▶ [EXERCISE TASK]:
Write out the listing below exactly, and omit any images you find in it.

▶ [PROVIDED DATA]:
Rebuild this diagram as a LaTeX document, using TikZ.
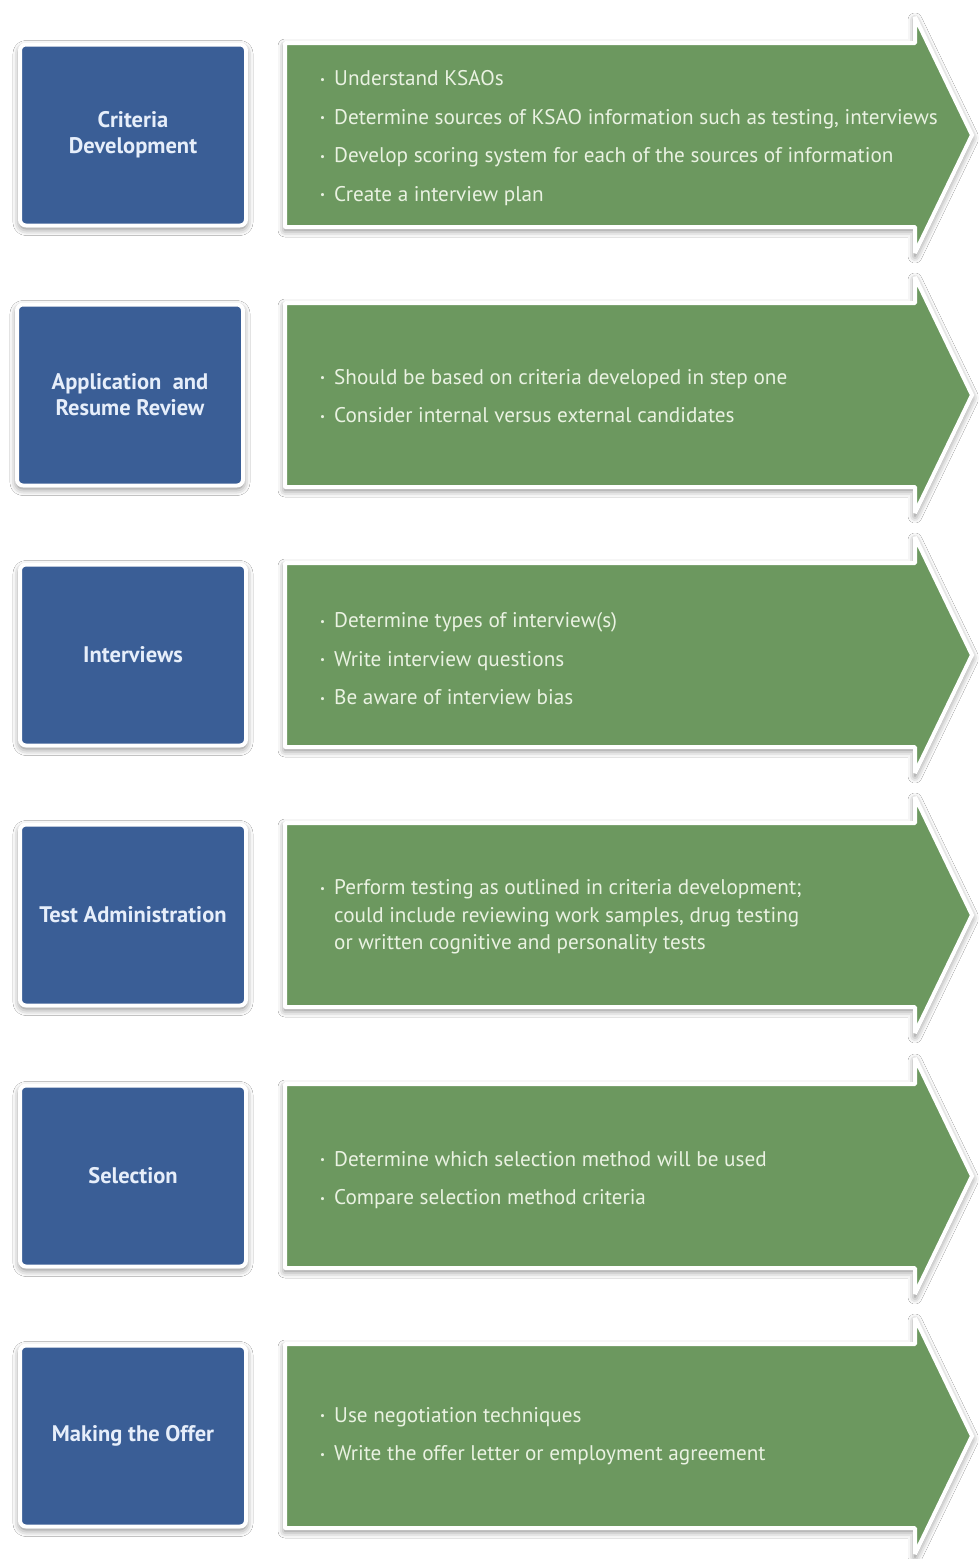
\documentclass[tikz,border=0pt]{standalone}
\usepackage{fontspec}
\setmainfont{PT Sans}
\usetikzlibrary{shadows.blur}
\definecolor{boxblue}{RGB}{58,94,150}
\definecolor{arrgreen}{RGB}{108,152,95}
\definecolor{bluetxt}{RGB}{230,238,250}
\definecolor{greentxt}{RGB}{234,242,226}
\newcommand{\bul}{\makebox[14pt][l]{\raisebox{2.5pt}{\fontsize{11}{11}\selectfont •}}}
\newcommand{\greenarrow}[1]{%
  \path[arrowshape] (285,{#1-92}) -- (915,{#1-92}) -- (915,{#1-118}) -- (972,{#1}) -- (915,{#1+118}) -- (915,{#1+92}) -- (285,{#1+92}) -- cycle;}
\tikzset{
  stepbox/.style={draw=white, line width=4pt, fill=boxblue, rounded corners=6pt,
    blur shadow={shadow xshift=0pt, shadow yshift=-3pt, shadow blur radius=7pt, shadow opacity=55},
    minimum width=226pt, minimum height=181pt, text=bluetxt,
    font=\bfseries\fontsize{22.5}{26}\selectfont, align=center, inner sep=2pt},
  arrowshape/.style={draw=white, line width=4pt, fill=arrgreen, line join=bevel,
    blur shadow={shadow xshift=0pt, shadow yshift=-3pt, shadow blur radius=7pt, shadow opacity=55}},
  bullets/.style={anchor=west, inner sep=0pt, text=greentxt, align=left,
    font=\fontsize{21.2}{27.5}\selectfont}
}
\begin{document}
\begin{tikzpicture}[x=1pt,y=-1pt]
\useasboundingbox (0,0) rectangle (978,1559);
\fill[white] (0,0) rectangle (978,1559);

% row 1
\greenarrow{135}
\node[stepbox] (b1) at (133,135) {Criteria\\Development};
\node[bullets] (t1) at (320,138) {\bul Understand KSAOs\\[11pt]
\bul Determine sources of KSAO information such as testing, interviews\\[11pt]
\bul Develop scoring system for each of the sources of information\\[11pt]
\bul Create a interview plan};

% row 2
\greenarrow{395}
\node[stepbox] (b2) at (130,395) {Application\ \ and\\Resume Review};
\node[bullets] (t2) at (320,396) {\bul Should be based on criteria developed in step one\\[11pt]
\bul Consider internal versus external candidates};

% row 3
\greenarrow{655}
\node[stepbox] (b3) at (133,655) {Interviews};
\node[bullets] (t3) at (320,659) {\bul Determine types of interview(s)\\[11pt]
\bul Write interview questions\\[11pt]
\bul Be aware of interview bias};

% row 4
\greenarrow{915}
\node[stepbox] (b4) at (133,915) {Test Administration};
\node[bullets] (t4) at (320,917) {\bul Perform testing as outlined in criteria development;\\
\hspace*{14pt}could include reviewing work samples, drug testing\\
\hspace*{14pt}or written cognitive and personality tests};

% row 5
\greenarrow{1176}
\node[stepbox] (b5) at (133,1176) {Selection};
\node[bullets] (t5) at (320,1180) {\bul Determine which selection method will be used\\[11pt]
\bul Compare selection method criteria};

% row 6
\greenarrow{1436}
\node[stepbox] (b6) at (133,1436) {Making the Offer};
\node[bullets] (t6) at (320,1436) {\bul Use negotiation techniques\\[11pt]
\bul Write the offer letter or employment agreement};
\end{tikzpicture}
\end{document}
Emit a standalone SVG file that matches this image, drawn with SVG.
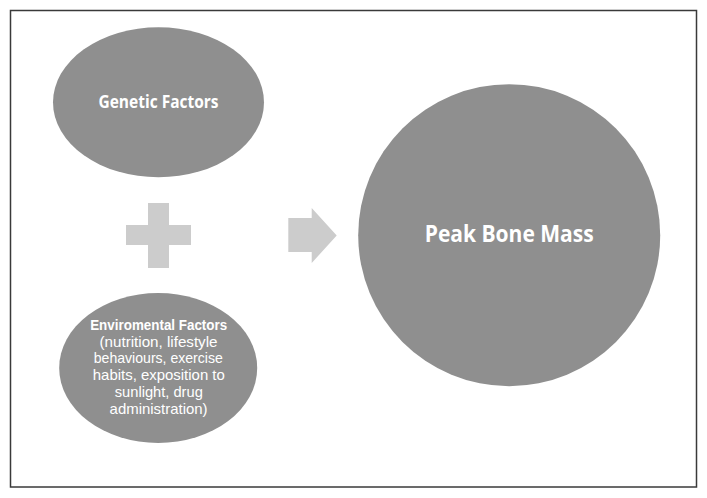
<svg xmlns="http://www.w3.org/2000/svg" width="707" height="498" viewBox="0 0 707 498">
<style>
.node{fill:#8f8f8f}
.sym{fill:#cccccc}
.t{font-family:"Open Sans","Liberation Sans",sans-serif;fill:#ffffff;text-anchor:middle}
.e{font-family:"Liberation Sans",Arial,sans-serif;fill:#ffffff;text-anchor:middle;font-size:14.2px}
.b{font-weight:bold}
</style>
<rect x="0" y="0" width="707" height="498" fill="#ffffff"/>
<rect x="10.5" y="10.5" width="686" height="476.5" fill="none" stroke="#3a3a3a" stroke-width="1.5"/>
<g id="genetic">
<ellipse class="node" cx="158.5" cy="102.3" rx="105.5" ry="75"/>
<text class="t b" x="158.5" y="108.3" font-size="17" textLength="120" lengthAdjust="spacingAndGlyphs">Genetic Factors</text>
</g>
<g id="environmental">
<ellipse class="node" cx="158.2" cy="368" rx="99" ry="75"/>
<text class="e b" x="158.7" y="330" textLength="137" lengthAdjust="spacingAndGlyphs">Enviromental Factors</text>
<text class="e" x="158.5" y="346.7" textLength="118" lengthAdjust="spacingAndGlyphs">(nutrition, lifestyle</text>
<text class="e" x="158.3" y="363.4" textLength="129" lengthAdjust="spacingAndGlyphs">behaviours, exercise</text>
<text class="e" x="158.8" y="380.1" textLength="132" lengthAdjust="spacingAndGlyphs">habits, exposition to</text>
<text class="e" x="158.8" y="396.8" textLength="88" lengthAdjust="spacingAndGlyphs">sunlight, drug</text>
<text class="e" x="158.6" y="413.5" textLength="98" lengthAdjust="spacingAndGlyphs">administration)</text>
</g>
<g id="peak">
<circle class="node" cx="509.2" cy="235.2" r="151"/>
<text class="t b" x="509.2" y="242.3" font-size="23" textLength="169" lengthAdjust="spacingAndGlyphs">Peak Bone Mass</text>
</g>
<g id="plus">
<path class="sym" d="M148 203H169V225H191V245H169V268H148V245H126V225H148Z"/>
</g>
<g id="connectors">
<path class="sym" d="M288.3 218H311.7V208L336.7 235.5L311.7 263V252H288.3Z"/>
</g>
</svg>
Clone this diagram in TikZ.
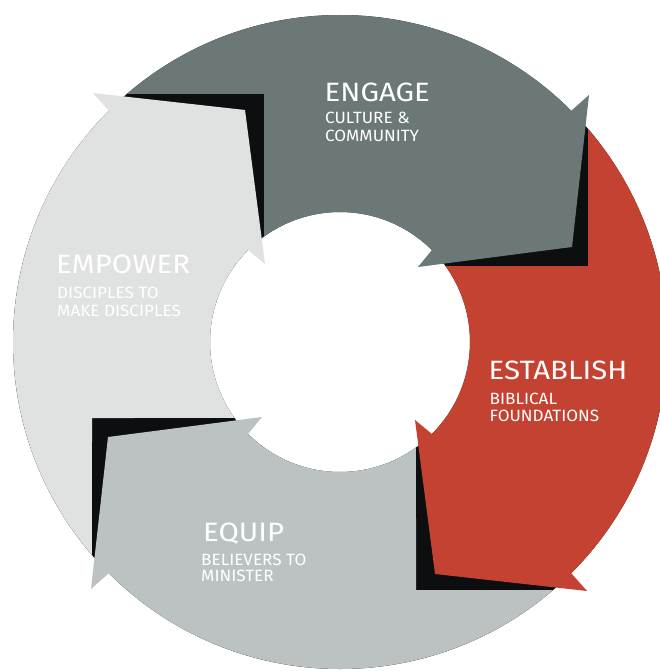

▶ [ANSWER TO THE PROBLEM]:
Rebuild this diagram as a LaTeX document, using TikZ.
\documentclass[tikz,border=0pt]{standalone}
\usepackage{fontspec}
\setmainfont{PT Sans}
\usetikzlibrary{shadows.blur}
\definecolor{boxblue}{RGB}{58,94,150}
\definecolor{arrgreen}{RGB}{108,152,95}
\definecolor{bluetxt}{RGB}{230,238,250}
\definecolor{greentxt}{RGB}{234,242,226}
\newcommand{\bul}{\makebox[14pt][l]{\raisebox{2.5pt}{\fontsize{11}{11}\selectfont •}}}
\newcommand{\greenarrow}[1]{%
  \path[arrowshape] (285,{#1-92}) -- (915,{#1-92}) -- (915,{#1-118}) -- (972,{#1}) -- (915,{#1+118}) -- (915,{#1+92}) -- (285,{#1+92}) -- cycle;}
\tikzset{
  stepbox/.style={draw=white, line width=4pt, fill=boxblue, rounded corners=6pt,
    blur shadow={shadow xshift=0pt, shadow yshift=-3pt, shadow blur radius=7pt, shadow opacity=55},
    minimum width=226pt, minimum height=181pt, text=bluetxt,
    font=\bfseries\fontsize{22.5}{26}\selectfont, align=center, inner sep=2pt},
  arrowshape/.style={draw=white, line width=4pt, fill=arrgreen, line join=bevel,
    blur shadow={shadow xshift=0pt, shadow yshift=-3pt, shadow blur radius=7pt, shadow opacity=55}},
  bullets/.style={anchor=west, inner sep=0pt, text=greentxt, align=left,
    font=\fontsize{21.2}{27.5}\selectfont}
}
\begin{document}
\begin{tikzpicture}[x=1pt,y=-1pt]
\useasboundingbox (0,0) rectangle (978,1559);
\fill[white] (0,0) rectangle (978,1559);

% row 1
\greenarrow{135}
\node[stepbox] (b1) at (133,135) {Criteria\\Development};
\node[bullets] (t1) at (320,138) {\bul Understand KSAOs\\[11pt]
\bul Determine sources of KSAO information such as testing, interviews\\[11pt]
\bul Develop scoring system for each of the sources of information\\[11pt]
\bul Create a interview plan};

% row 2
\greenarrow{395}
\node[stepbox] (b2) at (130,395) {Application\ \ and\\Resume Review};
\node[bullets] (t2) at (320,396) {\bul Should be based on criteria developed in step one\\[11pt]
\bul Consider internal versus external candidates};

% row 3
\greenarrow{655}
\node[stepbox] (b3) at (133,655) {Interviews};
\node[bullets] (t3) at (320,659) {\bul Determine types of interview(s)\\[11pt]
\bul Write interview questions\\[11pt]
\bul Be aware of interview bias};

% row 4
\greenarrow{915}
\node[stepbox] (b4) at (133,915) {Test Administration};
\node[bullets] (t4) at (320,917) {\bul Perform testing as outlined in criteria development;\\
\hspace*{14pt}could include reviewing work samples, drug testing\\
\hspace*{14pt}or written cognitive and personality tests};

% row 5
\greenarrow{1176}
\node[stepbox] (b5) at (133,1176) {Selection};
\node[bullets] (t5) at (320,1180) {\bul Determine which selection method will be used\\[11pt]
\bul Compare selection method criteria};

% row 6
\greenarrow{1436}
\node[stepbox] (b6) at (133,1436) {Making the Offer};
\node[bullets] (t6) at (320,1436) {\bul Use negotiation techniques\\[11pt]
\bul Write the offer letter or employment agreement};
\end{tikzpicture}
\end{document}
Emit a standalone SVG file that matches this image, drawn with SVG.
<svg xmlns="http://www.w3.org/2000/svg" width="707" height="498" viewBox="0 0 707 498">
<style>
.node{fill:#8f8f8f}
.sym{fill:#cccccc}
.t{font-family:"Open Sans","Liberation Sans",sans-serif;fill:#ffffff;text-anchor:middle}
.e{font-family:"Liberation Sans",Arial,sans-serif;fill:#ffffff;text-anchor:middle;font-size:14.2px}
.b{font-weight:bold}
</style>
<rect x="0" y="0" width="707" height="498" fill="#ffffff"/>
<rect x="10.5" y="10.5" width="686" height="476.5" fill="none" stroke="#3a3a3a" stroke-width="1.5"/>
<g id="genetic">
<ellipse class="node" cx="158.5" cy="102.3" rx="105.5" ry="75"/>
<text class="t b" x="158.5" y="108.3" font-size="17" textLength="120" lengthAdjust="spacingAndGlyphs">Genetic Factors</text>
</g>
<g id="environmental">
<ellipse class="node" cx="158.2" cy="368" rx="99" ry="75"/>
<text class="e b" x="158.7" y="330" textLength="137" lengthAdjust="spacingAndGlyphs">Enviromental Factors</text>
<text class="e" x="158.5" y="346.7" textLength="118" lengthAdjust="spacingAndGlyphs">(nutrition, lifestyle</text>
<text class="e" x="158.3" y="363.4" textLength="129" lengthAdjust="spacingAndGlyphs">behaviours, exercise</text>
<text class="e" x="158.8" y="380.1" textLength="132" lengthAdjust="spacingAndGlyphs">habits, exposition to</text>
<text class="e" x="158.8" y="396.8" textLength="88" lengthAdjust="spacingAndGlyphs">sunlight, drug</text>
<text class="e" x="158.6" y="413.5" textLength="98" lengthAdjust="spacingAndGlyphs">administration)</text>
</g>
<g id="peak">
<circle class="node" cx="509.2" cy="235.2" r="151"/>
<text class="t b" x="509.2" y="242.3" font-size="23" textLength="169" lengthAdjust="spacingAndGlyphs">Peak Bone Mass</text>
</g>
<g id="plus">
<path class="sym" d="M148 203H169V225H191V245H169V268H148V245H126V225H148Z"/>
</g>
<g id="connectors">
<path class="sym" d="M288.3 218H311.7V208L336.7 235.5L311.7 263V252H288.3Z"/>
</g>
</svg>
Clone this diagram in TikZ.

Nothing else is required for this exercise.